# START OF ENTRIES SUPPLIED

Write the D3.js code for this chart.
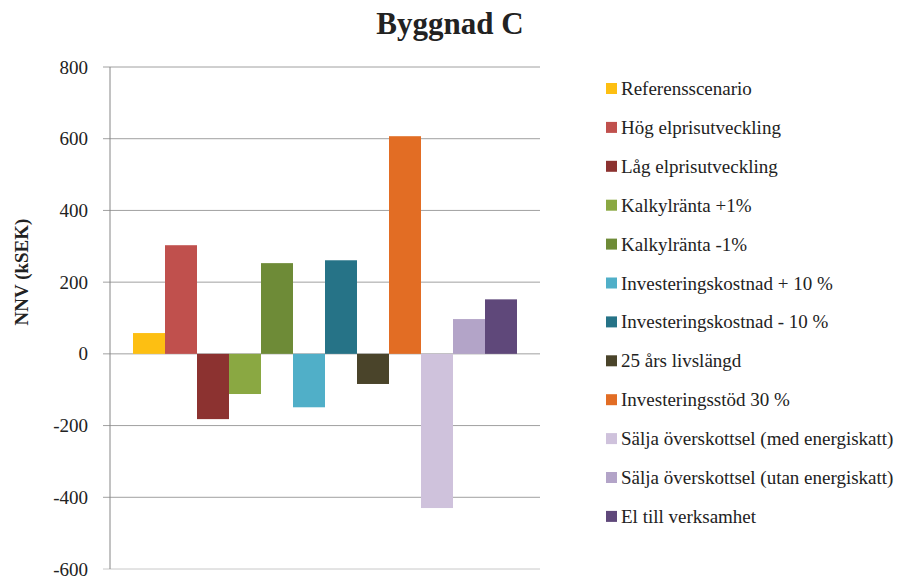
<!DOCTYPE html>
<html>
<head>
<meta charset="utf-8">
<script src="https://cdn.jsdelivr.net/npm/d3@7"></script>
<style>
  body { margin: 0; background: #fff; }
  text { font-family: "Liberation Serif", "DejaVu Serif", serif; fill: #222; }
</style>
</head>
<body>
<div id="chart"></div>
<script>
// scenarier och NNV-värden (kSEK)
const scenarios = [
    'Referensscenario',
    'Hög elprisutveckling',
    'Låg elprisutveckling',
    'Kalkylränta +1%',
    'Kalkylränta -1%',
    'Investeringskostnad + 10 %',
    'Investeringskostnad - 10 %',
    '25 års livslängd',
    'Investeringsstöd 30 %',
    'Sälja överskottsel (med energiskatt)',
    'Sälja överskottsel (utan energiskatt)',
    'El till verksamhet'
];
const values = [58, 303, -182, -112, 253, -149, 261, -84, 607, -430, 97, 152];
const colors = ['#FDBF12', '#C0504D', '#8C3230', '#8AA842', '#6E8B37', '#50AFC8',
    '#267387', '#4A442A', '#E26D24', '#CFC2DC', '#B3A4C8', '#5F487A'];
const yTicks = [-600, -400, -200, 0, 200, 400, 600, 800];

const width = 902, height = 578;
const margin = { top: 67, left: 110, right: 362, bottom: 9 };
const plotW = width - margin.left - margin.right;
const plotH = height - margin.top - margin.bottom;

let svg = d3.select('#chart').append('svg')
    .attr('width', width)
    .attr('height', height);

let chart = svg.append('g')
    .attr('transform', 'translate(' + margin.left + ',' + margin.top + ')');

let yScale = d3.scaleLinear().domain([-600, 800]).range([plotH, 0]);
// en enda kategori, serierna sida vid sida
let xScale = d3.scaleBand().domain(scenarios).range([23, plotW - 23]);

// stödlinjer
chart.selectAll('.grid').data(yTicks).enter().append('line').classed('grid', true)
    .attr('x1', -7).attr('x2', plotW)
    .attr('y1', function (d) { return yScale(d); })
    .attr('y2', function (d) { return yScale(d); })
    .attr('stroke', function (d) { return d === -600 ? '#c8c8c8' : '#a0a0a0'; })
    .attr('stroke-width', 1);

// y-axeln
let yAxis = d3.axisLeft(yScale).tickValues(yTicks).tickSize(0).tickPadding(22)
    .tickFormat(function (d) { return String(d); });
let yg = chart.append('g').call(yAxis);
yg.select('.domain').remove();
yg.selectAll('text')
    .style('font-family', '"Liberation Serif", serif')
    .style('font-size', '19px')
    .attr('fill', '#222');

// staplar
chart.selectAll('.bar').data(values).enter().append('rect').classed('bar', true)
    .attr('x', function (d, i) { return xScale(scenarios[i]); })
    .attr('width', xScale.bandwidth())
    .attr('y', function (d) { return yScale(Math.max(0, d)); })
    .attr('height', function (d) { return Math.abs(yScale(d) - yScale(0)); })
    .attr('fill', function (d, i) { return colors[i]; });

chart.append('line')
    .attr('x1', 0).attr('x2', 0)
    .attr('y1', 0).attr('y2', plotH)
    .attr('stroke', '#868686');

// titel
svg.append('text')
    .attr('x', 450).attr('y', 34)
    .attr('text-anchor', 'middle')
    .style('font-size', '31px')
    .style('font-weight', 'bold')
    .text('Byggnad C');

// y-axelns titel
svg.append('text')
    .attr('transform', 'translate(28,272) rotate(-90)')
    .attr('text-anchor', 'middle')
    .style('font-size', '19px')
    .style('font-weight', 'bold')
    .text('NNV (kSEK)');

// förklaring
let legend = svg.append('g').attr('transform', 'translate(606,83)');
let items = legend.selectAll('.item').data(scenarios).enter().append('g').classed('item', true)
    .attr('transform', function (d, i) { return 'translate(0,' + (i * 38.9) + ')'; });
items.append('rect')
    .attr('width', 11).attr('height', 11)
    .attr('fill', function (d, i) { return colors[i]; });
items.append('text')
    .attr('x', 15).attr('y', 12)
    .style('font-size', '19px')
    .text(function (d) { return d; });
</script>
</body>
</html>
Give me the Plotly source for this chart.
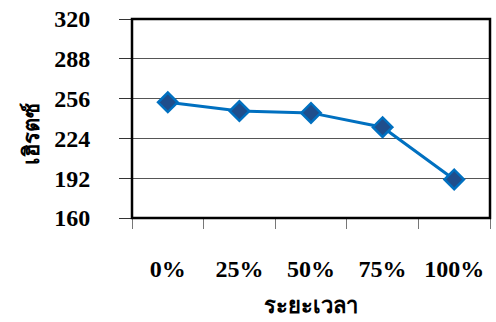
import plotly.graph_objects as go

# Frequency measured at each stage of the duration
periods = ["0%", "25%", "50%", "75%", "100%"]
hertz = [253, 246, 244.5, 233, 191]
y_ticks = [160, 192, 224, 256, 288, 320]
y_range = [160, 320]

fig = go.Figure()
fig.add_trace(go.Scatter(
    x=periods, y=hertz, mode="lines+markers",
    line=dict(color="#0070C0", width=3),
    marker=dict(symbol="diamond", size=15, color="#1F4E8C",
                line=dict(color="#0070C0", width=2.5)),
    showlegend=False, cliponaxis=False,
))

tick_font = dict(family="Liberation Serif", size=24, color="black", weight="bold")

fig.update_layout(
    width=496, height=322,
    margin=dict(l=132, r=6, t=16, b=104),
    paper_bgcolor="white", plot_bgcolor="white",
    xaxis=dict(
        type="category", tickson="boundaries", ticks="outside",
        ticklen=10, tickcolor="#777", tickwidth=1,
        showgrid=False, showline=False, zeroline=False,
        tickfont=tick_font, ticklabelstandoff=34,
        range=[-0.5, 4.5],
    ),
    yaxis=dict(
        range=y_range, tickvals=y_ticks, ticks="outside",
        ticklen=12, tickcolor="#333", tickwidth=1,
        showgrid=True, gridcolor="#555", gridwidth=1,
        showline=False, zeroline=False,
        tickfont=tick_font, ticklabelstandoff=24,
    ),
    annotations=[
        dict(text="<b>ระยะเวลา</b>", xref="paper", yref="paper",
             x=0.5, y=-0.43, showarrow=False, yanchor="middle",
             font=dict(family="Noto Sans", size=22, color="black")),
        dict(text="<b>เฮิรตซ์</b>", xref="paper", yref="paper",
             x=-0.285, y=0.42, showarrow=False, textangle=-90,
             xanchor="center", yanchor="middle",
             font=dict(family="Noto Sans", size=22, color="black")),
    ],
    shapes=[
        dict(type="rect", xref="paper", yref="paper", x0=0, y0=0, x1=1, y1=1,
             line=dict(color="black", width=2.5), layer="above"),
    ],
)

fig.write_html("out.html")
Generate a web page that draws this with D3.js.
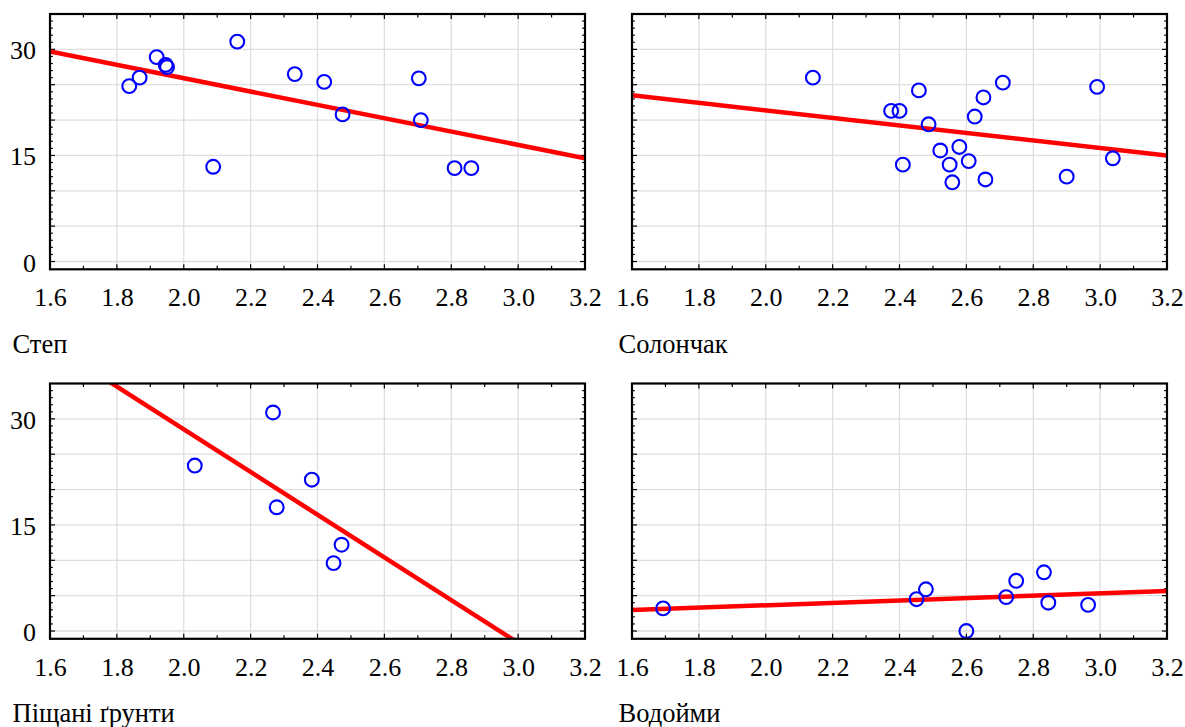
<!DOCTYPE html>
<html><head><meta charset="utf-8">
<script src="https://cdn.jsdelivr.net/npm/d3@7"></script>
<style>
html,body{margin:0;padding:0;background:#fff;}
svg{display:block;}
</style></head>
<body>
<svg id="chart" width="1185" height="727"></svg>
<script>
// ---- data ----
const panelTitles = ["Степ", "Солончак", "Піщані ґрунти", "Водойми"];

const stepX = [1.837, 1.868, 1.919, 1.946, 1.950, 2.088, 2.160, 2.332, 2.420, 2.475, 2.703, 2.709, 2.810, 2.860];
const stepY = [24.8, 26.0, 28.9, 27.8, 27.5, 13.4, 31.1, 26.5, 25.4, 20.8, 25.9, 20.0, 13.2, 13.2];

const solX = [2.141, 2.375, 2.400, 2.410, 2.458, 2.487, 2.522, 2.550, 2.558, 2.579, 2.607, 2.625, 2.651, 2.657, 2.709, 2.900, 2.991, 3.038];
const solY = [26.0, 21.3, 21.3, 13.7, 24.2, 19.4, 15.7, 13.7, 11.2, 16.2, 14.2, 20.5, 23.2, 11.6, 25.3, 12.0, 24.7, 14.6];

const sandX = [2.033, 2.267, 2.278, 2.383, 2.472, 2.448];
const sandY = [23.4, 30.9, 17.5, 21.4, 12.2, 9.6];

const waterX = [1.693, 2.451, 2.479, 2.600, 2.719, 2.749, 2.832, 2.845, 2.964];
const waterY = [3.2, 4.5, 5.9, 0.0, 4.8, 7.1, 8.3, 4.0, 3.7];

// fitted lines: values at x = 1.6 and x = 3.2
const fitX = [1.6, 3.2];
const stepFit = [29.7, 14.6];
const solFit = [23.5, 15.0];
const sandFit = [40.6, -7.7];
const waterFit = [2.97, 5.66];

const xTickLabels = [1.6, 1.8, 2.0, 2.2, 2.4, 2.6, 2.8, 3.0, 3.2];
const yTickLabels = [0, 15, 30];
const yGrid = [0, 5, 10, 15, 20, 25, 30];

// ---- layout ----
const FONT = "Liberation Serif";
const svg = d3.select("#chart");
const pw = 535, ph = 255.3;
const panels = [
  {x: 50,  y: 14,    px: stepX,  py: stepY,  fit: stepFit,  title: panelTitles[0], ylab: true},
  {x: 632, y: 14,    px: solX,   py: solY,   fit: solFit,   title: panelTitles[1], ylab: false},
  {x: 50,  y: 383.5, px: sandX,  py: sandY,  fit: sandFit,  title: panelTitles[2], ylab: true},
  {x: 632, y: 383.5, px: waterX, py: waterY, fit: waterFit, title: panelTitles[3], ylab: false}
];

const xDomain = [1.6, 3.2], yDomain = [-1.1, 35];
const minorX = d3.range(16, 33).map(d => d / 10);
const minorY = d3.range(0, 35);

panels.forEach((p, i) => {
  const x = d3.scaleLinear().domain(xDomain).range([0, pw]);
  const y = d3.scaleLinear().domain(yDomain).range([ph, 0]);
  const g = svg.append("g").attr("transform", `translate(${p.x},${p.y})`);

  const clipId = "clip" + i;
  g.append("clipPath").attr("id", clipId).append("rect")
    .attr("x", 0).attr("y", 0).attr("width", pw).attr("height", ph);

  // grid
  g.append("g").selectAll("line").data(xTickLabels.slice(1, -1)).join("line")
    .attr("x1", d => x(d)).attr("x2", d => x(d)).attr("y1", 0).attr("y2", ph)
    .attr("stroke", "#dedede").attr("stroke-width", 1.3);
  g.append("g").selectAll("line").data(yGrid).join("line")
    .attr("x1", 0).attr("x2", pw).attr("y1", d => y(d)).attr("y2", d => y(d))
    .attr("stroke", "#dedede").attr("stroke-width", 1.3);

  // ticks (inside)
  const tk = g.append("g").attr("stroke", "#000").attr("stroke-width", 1.2);
  minorX.forEach(d => {
    const major = Math.abs(Math.round(d * 5) - d * 5) < 1e-6;
    const len = major ? 5 : 3.5;
    tk.append("line").attr("x1", x(d)).attr("x2", x(d)).attr("y1", ph).attr("y2", ph - len);
    tk.append("line").attr("x1", x(d)).attr("x2", x(d)).attr("y1", 0).attr("y2", len);
  });
  minorY.forEach(d => {
    const len = d % 5 === 0 ? 5 : 2.8;
    tk.append("line").attr("x1", 0).attr("x2", len).attr("y1", y(d)).attr("y2", y(d));
    tk.append("line").attr("x1", pw).attr("x2", pw - len).attr("y1", y(d)).attr("y2", y(d));
  });

  // fit line
  g.append("g").attr("clip-path", `url(#${clipId})`).append("path")
    .datum(fitX.map((fx, k) => [fx, p.fit[k]]))
    .attr("d", d3.line().x(d => x(d[0])).y(d => y(d[1])))
    .attr("stroke", "#ff0000").attr("stroke-width", 4.5).attr("fill", "none");

  // points
  g.append("g").selectAll("circle").data(p.px.map((v, k) => [v, p.py[k]])).join("circle")
    .attr("cx", d => x(d[0])).attr("cy", d => y(d[1])).attr("r", 6.9)
    .attr("fill", "none").attr("stroke", "#0000ff").attr("stroke-width", 2.1);

  // frame
  g.append("rect").attr("x", 0).attr("y", 0).attr("width", pw).attr("height", ph)
    .attr("fill", "none").attr("stroke", "#000").attr("stroke-width", 2.2);

  // x labels
  const xa = g.append("g").attr("transform", `translate(0,${ph})`)
    .call(d3.axisBottom(x).tickValues(xTickLabels).tickSize(0).tickPadding(0).tickFormat(d3.format(".1f")));
  xa.attr("font-family", FONT).attr("font-size", 26);
  xa.select(".domain").remove();
  xa.selectAll("text").attr("fill", "#000").attr("font-family", FONT).attr("font-size", 26)
    .attr("dy", null).attr("y", 37);

  // y labels
  if (p.ylab) {
    const ya = g.append("g")
      .call(d3.axisLeft(y).tickValues(yTickLabels).tickSize(0).tickPadding(14).tickFormat(d3.format("d")));
    ya.attr("font-family", FONT).attr("font-size", 26);
    ya.select(".domain").remove();
    ya.selectAll("text").attr("fill", "#000").attr("font-family", FONT).attr("font-size", 26)
      .attr("dy", 9.5);
  }

  // title
  g.append("text").attr("x", p.ylab ? -37.5 : -13.5).attr("y", ph + 83.5)
    .attr("font-family", FONT).attr("font-size", 26.5).attr("fill", "#000").text(p.title);
});
</script>
</body></html>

# END OF ENTRIES SUPPLIED

--- WHAT IS REQUIRED ---
Output exactly the lines above, from the line with "Give me the Plotly source for this chart." to the line with "y_range = [160, 320]", both included; skip the pictures.

--- TASK RESPONSE ---
Give me the Plotly source for this chart.
import plotly.graph_objects as go

# Frequency measured at each stage of the duration
periods = ["0%", "25%", "50%", "75%", "100%"]
hertz = [253, 246, 244.5, 233, 191]
y_ticks = [160, 192, 224, 256, 288, 320]
y_range = [160, 320]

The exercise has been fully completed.